Macedonian police are reported to have fired stun grenades in response.
A huge number of migrants – many of them refugees from the war in Syria – has built up in recent days, after Macedonia sealed its southern border and declared a state of emergency.
Most wish to travel through Macedonia and Serbia to reach northern Europe, via Hungary.
Macedonian security forces had been expected to let several hundred migrants in at a time on Saturday to coincide with train departures north towards Serbia and the rest of Europe.
But some migrants broke through police lines when authorities tried to let a small group with young children through, the Associated Press reported. Some people were injured as police tried to block their path, the agency said.
On Friday, migrants were beaten back with truncheons and riot shields by Macedonian security forces. Tear gas was fired.
Large numbers, including children, spent Friday night in the open, though some were allowed to board a train north.
Meanwhile, the UN refugee agency, the UNHCR, has expressed concern for “thousands of vulnerable refugees and migrants, especially women and children, now massed on the Greek side of the border amid deteriorating conditions”.
It urged Macedonia to “establish an orderly and protection-sensitive management of its borders” while appealing to Greece to “enhance registration and reception arrangements” on its side of the border.
The UNHCR also said it had been assured by Macedonia the border “will not be closed in the future”, but did not elaborate.
Greece itself has seen almost 160,000 people landing on its shores since January, the UN estimates, with 50,000 arriving in the past month alone.
Macedonia’s Foreign Minister Nikola Poposki told the BBC the situation had “dramatically deteriorated”.
He said: “In the last several days there has been a dramatic increase of inflow of migrants and we have reached numbers of 3,000 to 3,500 per day which obviously is not something a country of two million people and our resources can handle on a daily basis.
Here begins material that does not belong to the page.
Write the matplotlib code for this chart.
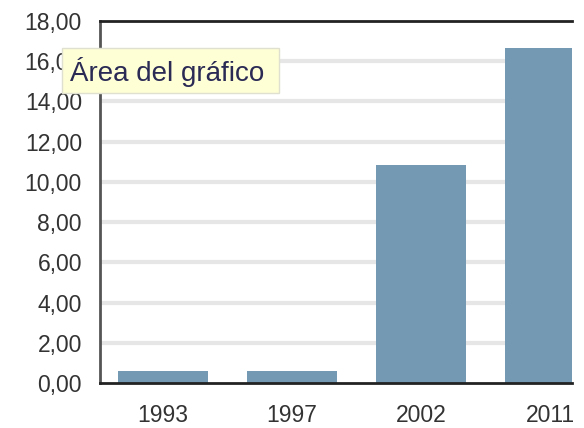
import numpy as np
import matplotlib
matplotlib.use('Agg')
import matplotlib.pyplot as plt
from matplotlib.patches import Rectangle

years = ["1993", "1997", "2002", "2011"]
values = [0.6, 0.6, 10.85, 16.67]
yticks = [0, 2, 4, 6, 8, 10, 12, 14, 16, 18]

plt.rcParams['font.family'] = ['Liberation Sans', 'DejaVu Sans']

fig = plt.figure(figsize=(5.84, 4.28), dpi=100)
ax = fig.add_axes([100/584, 1-383/428, 472/584, 362/428])

x = np.arange(len(years))
ax.bar(x, values, width=0.7, color='#7399b3', zorder=2)

ax.set_ylim(0, 18)
ax.set_xlim(-0.49, 3.17)
ax.set_yticks(yticks)
ax.set_yticklabels([("%.2f" % v).replace(".", ",") for v in yticks])
ax.set_xticks(x)
ax.set_xticklabels(years)
ax.tick_params(length=0, labelsize=16.5, colors='#333333')
ax.tick_params(axis='y', pad=13)
ax.tick_params(axis='x', pad=15)

for v in yticks[1:-1]:
    ax.axhline(v, color='#e6e6e6', linewidth=3, zorder=1)

ax.spines['right'].set_visible(False)
for s in ['left', 'bottom', 'top']:
    ax.spines[s].set_linewidth(2)
ax.spines['left'].set_color('#555555')
ax.spines['bottom'].set_color('#222222')
ax.spines['top'].set_color('#222222')

# tooltip
fig.patches.append(Rectangle((62/584, 1-93/428), 217/584, 45/428,
                             transform=fig.transFigure, facecolor='#ffffd6',
                             edgecolor='#e0e0d0', linewidth=1, zorder=5))
fig.text(70/584, 1-72/428, "Área del gráfico", fontsize=20, color='#2a2a55',
         va='center', ha='left', zorder=6)

fig.savefig('out.png', dpi=100)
“We had to reinforce the control of illegal entry of Macedonian territory.”
Responding to criticism, Mr Poposki said: “Macedonia’s definitely not a place where they [migrants and refugees] have been mistreated.
Mr Poposki said all migrants had to register on entering Macedonia, and they had 72 hours to decide whether they would apply for asylum or pursue their route north.
Macedonia and its northern neighbour Serbia are not part of the European Union.
However Hungary, to the north of Serbia, is an EU member and is part of the Schengen area. This means that once in Hungary people can travel onwards throughout much of Europe (excluding Britain and Ireland) without needing to show documents at international borders.